Stany Zjednoczone nie rozważają przywrócenia broni jądrowej Ukrainie, którą ta oddała po upadku Związku Radzieckiego - oświadczył w rozmowie z telewizją ABC doradca prezydenta USA ds. bezpieczeństwa narodowego Jake Sullivan.
Nie jest to brane pod uwagę. To, co robimy, to dajemy Ukrainie różne standardowe możliwości, aby mogła efektywnie się bronić i walczyć z Rosjanami, nie dajemy im zdolności nuklearnych - stwierdził Sullivan.
Odpowiedział w ten sposób na pytanie dotyczące artykułu w dzienniku "New York Times" z listopada, w którym gazeta, powołując się na anonimowe zachodnie źródła, zasugerowała, że prezydent USA Joe Biden przed końcem swojej kadencji będzie chciał przekazać broń jądrową Ukrainie.
Jak przypomniała agencja Reutera, w ubiegłym tygodniu Rosja nazwała ten pomysł "całkowitym szaleństwem" i argumentowała, że zdecydowała się wysłać wojska do Ukrainy, aby zapobiec tego typu scenariuszom. Moskwa najechała Ukrainę 24 lutego 2022 roku.

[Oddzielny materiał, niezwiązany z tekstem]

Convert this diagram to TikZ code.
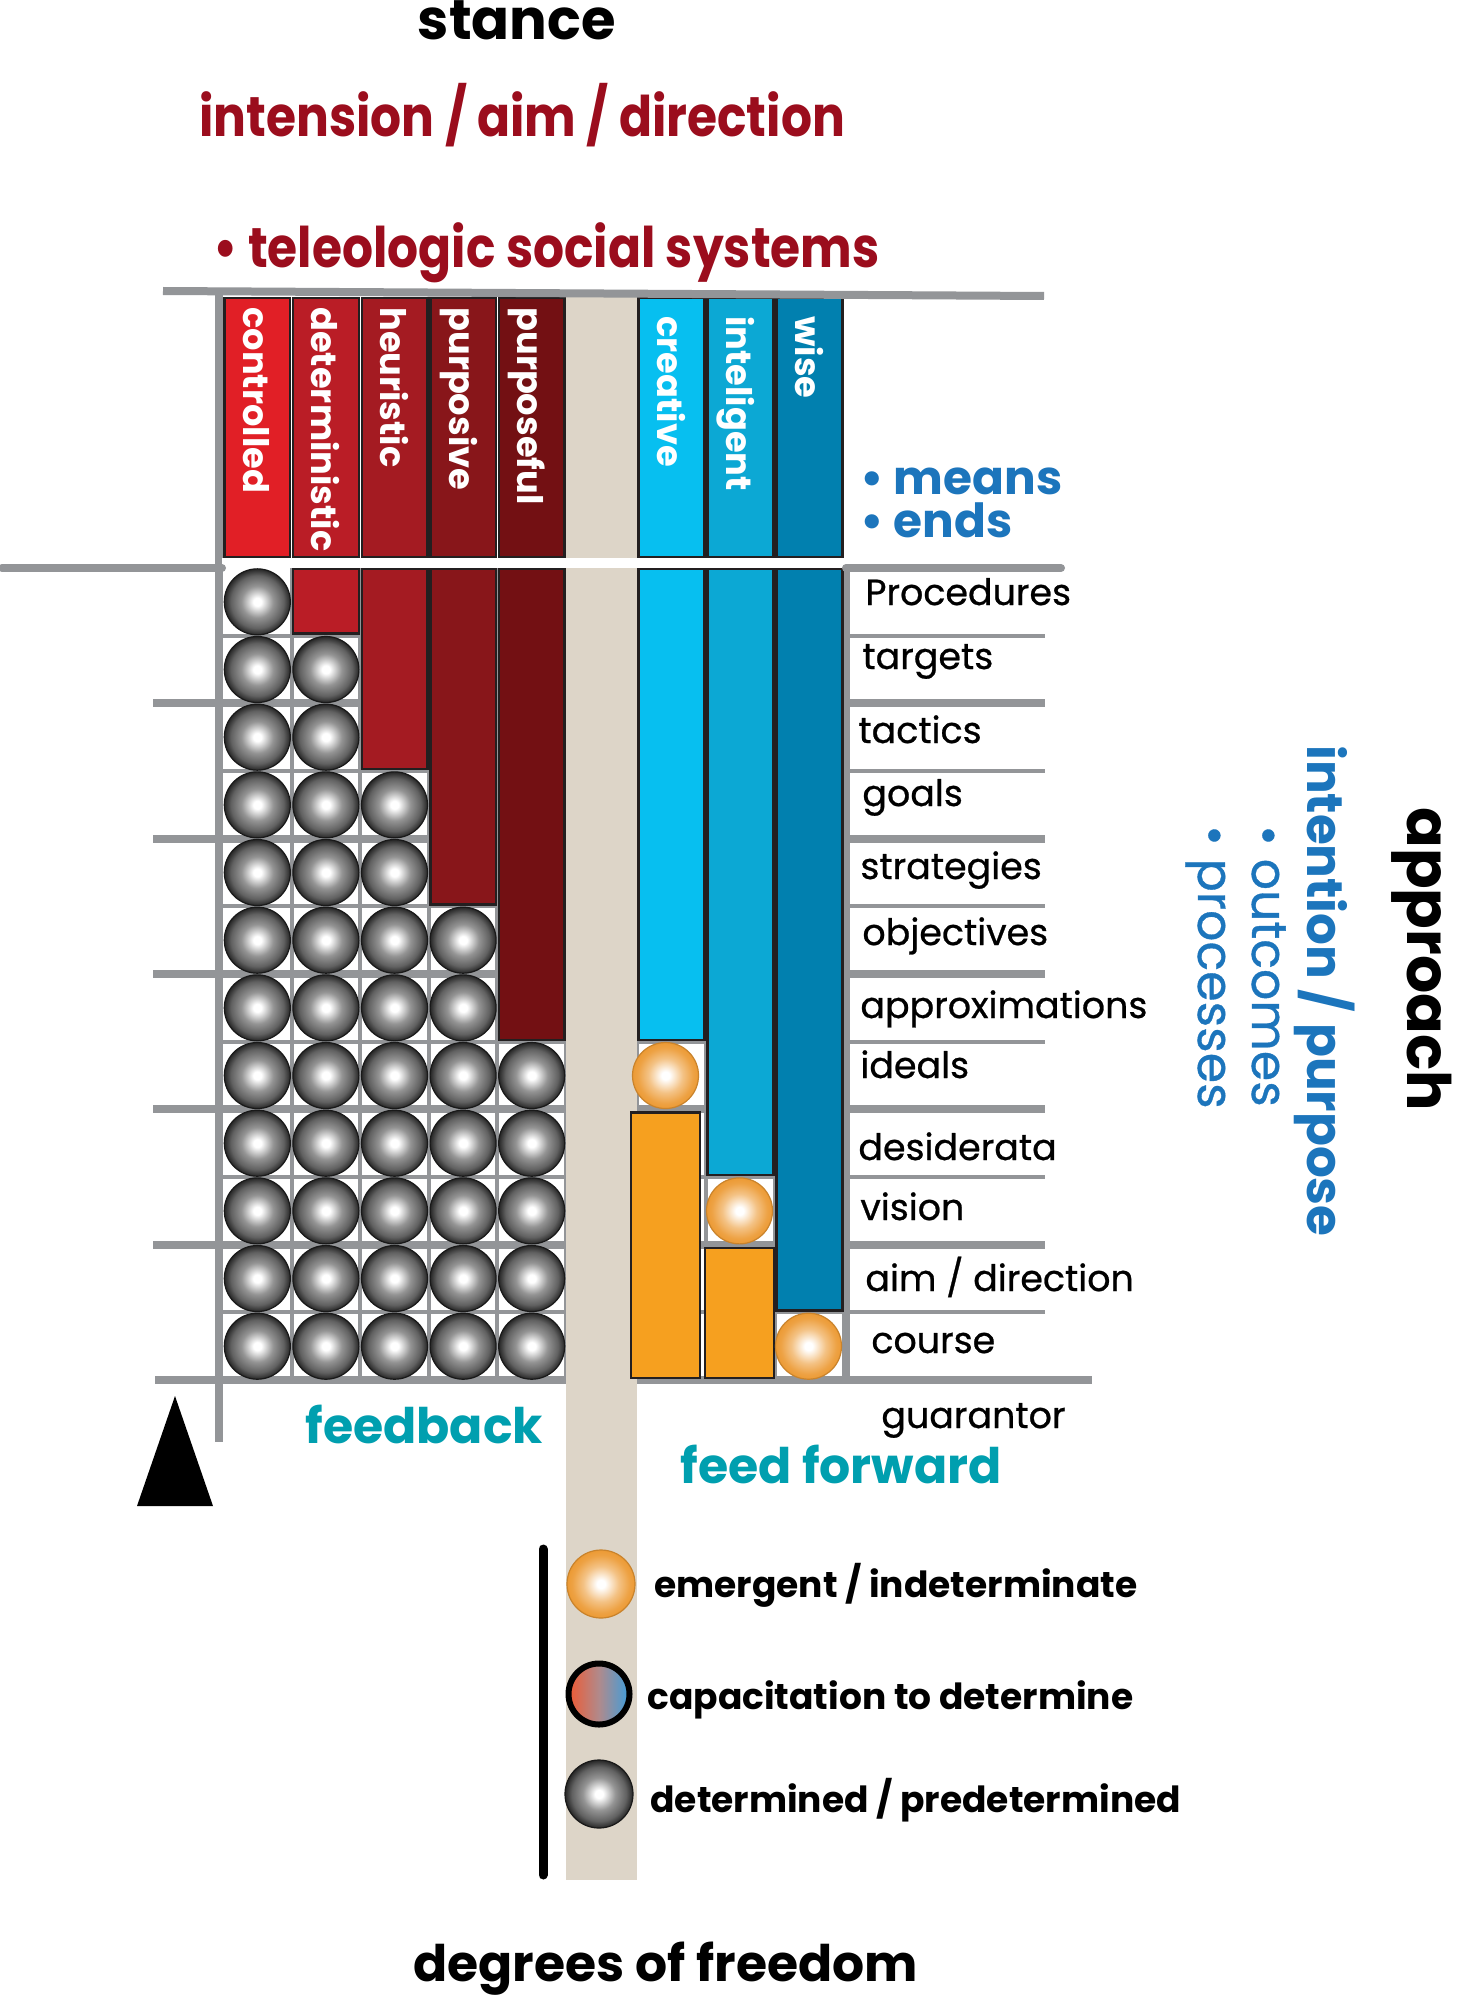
\documentclass[tikz,border=0pt]{standalone}
\usepackage{fontspec}
\setmainfont{Poppins}
\newfontfamily\condfont[FakeStretch=0.87]{Poppins}
\newfontfamily\medfont[FakeBold=0.7]{Poppins}
\usetikzlibrary{positioning}

\definecolor{gridgray}{HTML}{939598}
\definecolor{barline}{HTML}{231F20}
\definecolor{beige}{HTML}{DDD5C8}
\definecolor{redA}{HTML}{E11F26}
\definecolor{redB}{HTML}{BA1D26}
\definecolor{redC}{HTML}{A41B22}
\definecolor{redD}{HTML}{88161A}
\definecolor{redE}{HTML}{731013}
\definecolor{blueA}{HTML}{07BFF0}
\definecolor{blueB}{HTML}{0CA8D4}
\definecolor{blueC}{HTML}{0180AF}
\definecolor{barorange}{HTML}{F6A01F}
\definecolor{ballorange}{HTML}{EC9A34}
\definecolor{titlered}{HTML}{9B0D1D}
\definecolor{fbteal}{HTML}{009FAF}
\definecolor{textblue}{HTML}{1C75BC}
\definecolor{capred}{HTML}{EF5A33}
\definecolor{capmid}{HTML}{B08A8C}
\definecolor{capblue}{HTML}{3D9EDC}

\pgfdeclareradialshading{greyshade}{\pgfpointorigin}{color(0bp)=(white); color(3bp)=(white); color(12bp)=(black!42); color(20bp)=(black!62); color(25bp)=(black!85); color(50bp)=(black!85)}
\pgfdeclareradialshading{orangeshade}{\pgfpointorigin}{color(0bp)=(white); color(3bp)=(white); color(13bp)=(ballorange!60); color(21bp)=(ballorange!92); color(25bp)=(ballorange); color(50bp)=(ballorange)}
\pgfdeclarehorizontalshading{capshade}{100bp}{color(0bp)=(capred); color(25bp)=(capred); color(50bp)=(capmid); color(75bp)=(capblue); color(100bp)=(capblue)}

\newcommand{\fsz}[1]{\fontsize{#1}{#1}\selectfont}

\tikzset{
  gridthin/.style={draw=gridgray, line width=2pt},
  gridthick/.style={draw=gridgray, line width=4pt},
  barbox/.style={draw=barline, line width=1.2pt},
  barlabel/.style={text=white, rotate=-90, anchor=base west, inner sep=0pt, font=\bfseries\fsz{17.6}},
  ball/.style={circle, inner sep=0pt, minimum size=33pt, draw=#1, line width=0.6pt},
  greyball/.style={ball=black!90, shading=greyshade},
  orangeball/.style={ball=ballorange!85!black, shading=orangeshade},
  rowlabel/.style={anchor=base west, inner sep=0pt, font=\medfont\fsz{18.2}},
  headline/.style={anchor=base west, inner sep=0pt, font=\condfont\bfseries\fsz{28}},
  plain/.style={anchor=base west, inner sep=0pt},
  sidetext/.style={anchor=base west, inner sep=0pt, rotate=-90},
}

\begin{document}
\begin{tikzpicture}[x=0.5pt, y=-0.5pt]
  \useasboundingbox[fill=white] (0,0) rectangle (1456,1995);

  % grid of rows and columns
  \foreach \k in {1,...,11} {
    \pgfmathsetmacro{\yk}{568+\k*67.67}
    \ifodd\k\relax
      \draw[gridthin] (222,\yk) -- (1045,\yk);
    \else
      \draw[gridthick] (153,\yk) -- (1045,\yk);
    \fi
  }
  \draw[gridthick] (155,1380) -- (1092,1380);
  \foreach \x in {291.6,360.2,428.8,497.4,566,637,706,775}
    \draw[gridthin] (\x,568) -- (\x,1380);
  \draw[gridthick] (846,568) -- (846,1380);
  \draw[gridthick] (219,291) -- (219,1442);

  % degrees of freedom strip
  \fill[beige] (566,297) rectangle (637,1880);

  % determined side
  \foreach \lbl/\col [count=\i] in {controlled/redA, deterministic/redB, heuristic/redC, purposive/redD, purposeful/redE} {
    \pgfmathsetmacro{\xl}{223+(\i-1)*68.6}
    \pgfmathsetmacro{\xm}{\xl+34.3}
    \pgfmathtruncatemacro{\nbar}{max(0,2*\i-3)}
    \draw[barbox, fill=\col] (\xl+1.5,298) rectangle (\xl+67.1,557);
    \node[barlabel] (top-\i) at (\xm-14,307) {\lbl};
    \ifnum\nbar>0\relax
      \draw[barbox, fill=\col] (\xl+1.5,569) rectangle (\xl+67.1,{568+\nbar*67.67-2});
    \fi
    \pgfmathtruncatemacro{\first}{\nbar+1}
    \foreach \r in {\first,...,12}
      \node[greyball] (d-\i-\r) at (\xm,{568+(\r-0.5)*67.67}) {};
  }

  % emergent side
  \foreach \lbl/\col [count=\i] in {creative/blueA, inteligent/blueB, wise/blueC} {
    \pgfmathsetmacro{\xl}{637+(\i-1)*69}
    \pgfmathsetmacro{\xm}{\xl+34.5}
    \pgfmathtruncatemacro{\nbar}{2*\i+5}
    \pgfmathsetmacro{\dx}{\i==1 ? -6 : -1}
    \draw[barbox, fill=\col] (\xl+1.5,298) rectangle (\xl+67.5,557);
    \node[barlabel] (top-b\i) at (\xm-14,316) {\lbl};
    \draw[barbox, fill=\col] (\xl+1.5,569) rectangle (\xl+67.5,{568+\nbar*67.67-2});
    \node[orangeball] (e-\i) at (\xm+\dx,{568+(\nbar+0.5)*67.67}) {};
    \ifnum\nbar<11\relax
      \draw[barbox, fill=barorange] (\xl+\dx,{568+(\nbar+1)*67.67+3}) rectangle (\xl+\dx+69,1378);
    \fi
  }

  % separators
  \fill[white] (222,558) rectangle (846,567.5);
  \draw[gridthick, line cap=round] (2,568) -- (222,568);
  \draw[gridthick, line cap=round] (846,568) -- (1061,568);
  \draw[gridthick] (163,291) -- (1044,296);
  \fill (137,1506) -- (175,1396) -- (213,1506) -- cycle;

  % headings
  \node[anchor=base, inner sep=0pt, font=\bfseries\fsz{28}] (stance) at (517,40) {stance};
  \node[headline, text=titlered] (intent) at (199,137) {intension / aim / direction};
  \node[headline, text=titlered] (teleo) at (213,268) {\textbullet\ teleologic social systems};
  \node[plain, text=textblue, font=\bfseries\fsz{23.5}] (means) at (860,494) {\textbullet\ means};
  \node[plain, text=textblue, font=\bfseries\fsz{23.5}] (ends) at (860,537) {\textbullet\ ends};

  % row labels
  \foreach \lbl/\xb/\yb [count=\r] in {Procedures/865/605, targets/862/669, tactics/858/743, goals/862/806, strategies/860/879, objectives/862/945, approximations/860/1018, ideals/860/1078, desiderata/858/1160, vision/860/1220, {aim / direction}/865/1291, course/871/1353}
    \node[rowlabel] (row-\r) at (\xb,\yb) {\lbl};
  \node[rowlabel] (guar) at (881,1428) {guarantor};
  \node[plain, text=fbteal, font=\bfseries\fsz{24.5}] (fb) at (305,1443) {feedback};
  \node[plain, text=fbteal, font=\bfseries\fsz{24.5}] (ff) at (680,1483) {feed forward};

  % approach
  \node[sidetext, font=\bfseries\fsz{30}] (approach) at (1407,807) {approach};
  \node[sidetext, text=textblue, font=\bfseries\fsz{25}] (intpur) at (1307,745) {intention / purpose};
  \node[sidetext, text=textblue, font=\medfont\fsz{24.5}] (outc) at (1252,825) {\textbullet\ outcomes};
  \node[sidetext, text=textblue, font=\medfont\fsz{24.5}] (proc) at (1198,825) {\textbullet\ processes};

  % legend
  \draw[line width=4.5pt, line cap=round] (543,1549) -- (543,1875);
  \node[orangeball, minimum size=34pt] (leg-em) at (601,1584) {};
  \node[ball=black, line width=3pt, shading=capshade, minimum size=30.5pt] (leg-cap) at (599,1694) {};
  \node[greyball, minimum size=34pt] (leg-det) at (599,1794) {};
  \node[plain, font=\bfseries\fsz{18}] (t-em) at (654,1597) {emergent / indeterminate};
  \node[plain, font=\bfseries\fsz{18}] (t-cap) at (647,1709) {capacitation to determine};
  \node[plain, font=\bfseries\fsz{18}] (t-det) at (650,1812) {determined / predetermined};

  \node[plain, font=\bfseries\fsz{25.2}] (dof) at (413,1981) {degrees of freedom};
\end{tikzpicture}
\end{document}
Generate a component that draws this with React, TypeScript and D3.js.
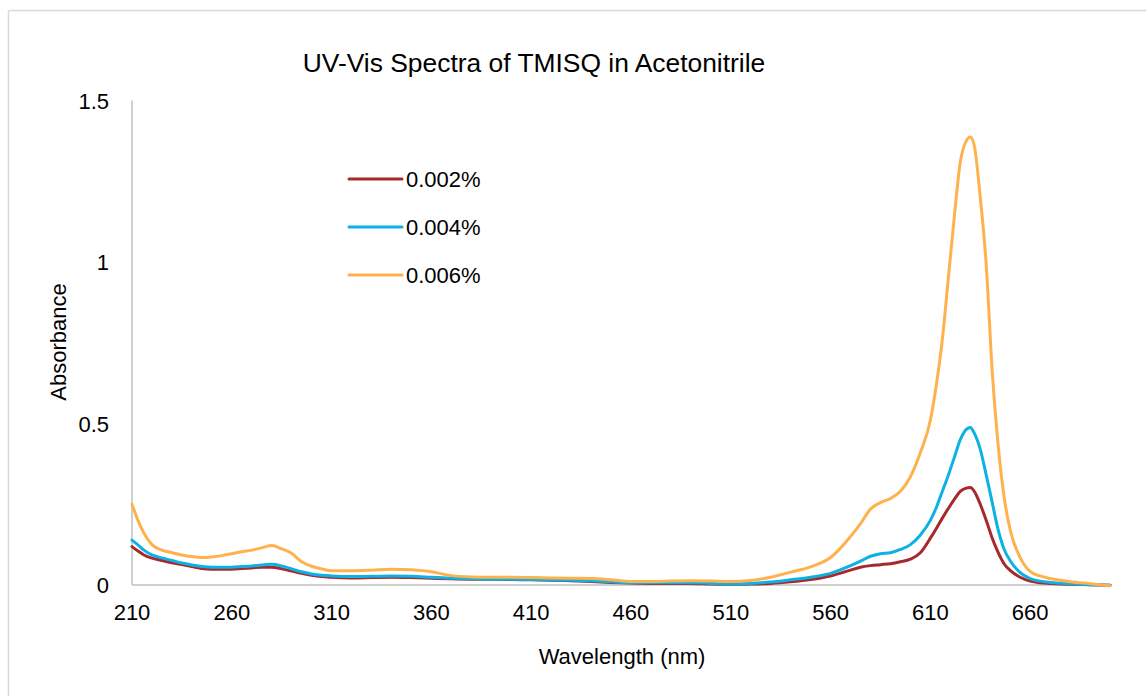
import * as d3 from 'd3';

// wavelength grid (nm) and absorbance readings for each concentration
const wavelengths = [
  210, 213, 216, 220, 225, 230, 235, 240, 245, 250, 255, 260, 265, 270, 275, 280, 285, 290, 295, 300,
  305, 310, 320, 330, 340, 350, 360, 370, 380, 390, 400, 410, 420, 430, 440, 450, 460, 470, 480, 490,
  500, 510, 520, 530, 540, 550, 560, 570, 575, 580, 585, 590, 595, 600, 605, 610, 613, 616, 619, 622,
  625, 628, 630, 632, 635, 638, 641, 644, 647, 650, 655, 660, 665, 670, 680, 690, 700,
];

const abs002 = [
  0.119, 0.105, 0.093, 0.083, 0.076, 0.069, 0.063, 0.057, 0.051, 0.049, 0.049, 0.049, 0.051, 0.053, 0.055, 0.055, 0.05, 0.043, 0.036, 0.03,
  0.026, 0.024, 0.022, 0.023, 0.024, 0.023, 0.021, 0.019, 0.018, 0.018, 0.017, 0.016, 0.015, 0.013, 0.011, 0.008, 0.006, 0.005, 0.005, 0.005,
  0.003, 0.002, 0.003, 0.005, 0.01, 0.017, 0.028, 0.046, 0.055, 0.06, 0.063, 0.066, 0.072, 0.08, 0.1, 0.145, 0.175, 0.207, 0.237, 0.265,
  0.29, 0.3, 0.302, 0.29, 0.25, 0.2, 0.145, 0.1, 0.065, 0.045, 0.024, 0.012, 0.007, 0.005, 0.002, 0.001, -0.001,
];

const abs004 = [
  0.139, 0.124, 0.108, 0.093, 0.084, 0.076, 0.068, 0.062, 0.057, 0.055, 0.055, 0.055, 0.057, 0.059, 0.062, 0.064, 0.059, 0.05, 0.041, 0.034,
  0.03, 0.028, 0.026, 0.027, 0.028, 0.027, 0.024, 0.021, 0.019, 0.018, 0.018, 0.017, 0.016, 0.015, 0.013, 0.01, 0.007, 0.007, 0.007, 0.007,
  0.005, 0.003, 0.005, 0.009, 0.016, 0.024, 0.036, 0.06, 0.074, 0.089, 0.097, 0.1, 0.11, 0.125, 0.155, 0.2, 0.24, 0.29, 0.34, 0.395,
  0.45, 0.482, 0.488, 0.47, 0.42, 0.34, 0.255, 0.17, 0.11, 0.075, 0.038, 0.02, 0.012, 0.008, 0.004, 0.001, -0.001,
];

const abs006 = [
  0.25, 0.2, 0.16, 0.125, 0.108, 0.1, 0.093, 0.088, 0.085, 0.087, 0.091, 0.097, 0.103, 0.108, 0.115, 0.122, 0.112, 0.098, 0.072, 0.058,
  0.05, 0.044, 0.044, 0.046, 0.049, 0.047, 0.041, 0.029, 0.025, 0.024, 0.024, 0.023, 0.022, 0.021, 0.02, 0.016, 0.011, 0.011, 0.012, 0.013,
  0.012, 0.011, 0.014, 0.024, 0.04, 0.056, 0.085, 0.15, 0.19, 0.235, 0.255, 0.268, 0.29, 0.335, 0.41, 0.51, 0.62, 0.76, 0.95, 1.14,
  1.31, 1.375, 1.387, 1.36, 1.2, 0.99, 0.66, 0.43, 0.27, 0.17, 0.085, 0.042, 0.028, 0.02, 0.01, 0.004, -0.002,
];

const seriesNames = ['0.002%', '0.004%', '0.006%'];
const seriesColors = ['#A7292C', '#0BB2E3', '#FFB14E'];
const seriesValues = [abs002, abs004, abs006];

const xTicks = [210, 260, 310, 360, 410, 460, 510, 560, 610, 660];
const yTicks = [0, 0.5, 1, 1.5];

const W = 1146;
const H = 696;
const FONT = '"Liberation Sans", Arial, sans-serif';

export default function App() {
  const x = d3.scaleLinear().domain([210, 701]).range([132, 1112]);
  const y = d3.scaleLinear().domain([0, 1.5]).range([585, 100.5]);

  const line = d3
    .line<[number, number]>()
    .x((d) => x(d[0]))
    .y((d) => y(d[1]))
    .curve(d3.curveMonotoneX);

  return (
    <svg
      width={W}
      height={H}
      style={{ position: 'absolute', left: 0, top: 0, background: '#fff' }}
      fontFamily={FONT}
    >
      {/* chart frame */}
      <line x1={8.5} y1={10.5} x2={W} y2={10.5} stroke="#d9d9d9" strokeWidth={1.5} />
      <line x1={8.5} y1={10.5} x2={8.5} y2={H} stroke="#d9d9d9" strokeWidth={1.5} />

      <text x={534} y={72} textAnchor="middle" fontSize={26.4} fill="#000">
        UV-Vis Spectra of TMISQ in Acetonitrile
      </text>

      {/* axes */}
      <line x1={x(210)} y1={y(0)} x2={x(701)} y2={y(0)} stroke="#bfbfbf" strokeWidth={1.5} />
      <line x1={x(210)} y1={y(0)} x2={x(210)} y2={y(1.5)} stroke="#bfbfbf" strokeWidth={1.5} />

      {yTicks.map((t) => (
        <text key={t} x={109} y={y(t) + 8} textAnchor="end" fontSize={22} fill="#000">
          {t}
        </text>
      ))}
      {xTicks.map((t) => (
        <text key={t} x={x(t)} y={620} textAnchor="middle" fontSize={22} fill="#000">
          {t}
        </text>
      ))}

      <text
        transform={`translate(66,342) rotate(-90)`}
        textAnchor="middle"
        fontSize={22}
        fill="#000"
      >
        Absorbance
      </text>
      <text x={622} y={664} textAnchor="middle" fontSize={22} fill="#000">
        Wavelength (nm)
      </text>

      {/* spectra */}
      {seriesValues.map((vals, i) => (
        <path
          key={seriesNames[i]}
          d={line(wavelengths.map((w, j) => [w, vals[j]] as [number, number])) || ''}
          fill="none"
          stroke={seriesColors[i]}
          strokeWidth={3}
          strokeLinejoin="round"
          strokeLinecap="round"
        />
      ))}

      {/* legend */}
      {seriesNames.map((name, i) => (
        <g key={name} transform={`translate(0,${179 + i * 48})`}>
          <line x1={349} x2={402} y1={0} y2={0} stroke={seriesColors[i]} strokeWidth={3} strokeLinecap="round" />
          <text x={406} y={8} fontSize={22} fill="#000">
            {name}
          </text>
        </g>
      ))}
    </svg>
  );
}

Kijów był w posiadaniu części arsenału jądrowego Związku Radzieckiego, który odziedziczył po upadku tego państwa w 1991 roku. Jednak ukraińskie władze zdecydowały się oddać arsenał w zamian za uzyskanie gwarancji bezpieczeństwa i respektowania integralności terytorialnej kraju przez Rosję, USA i Wielką Brytanię. Ta umowa została uwieczniona w postaci Memorandum Budapeszteńskiego, które zostało zawarte w 1994 roku.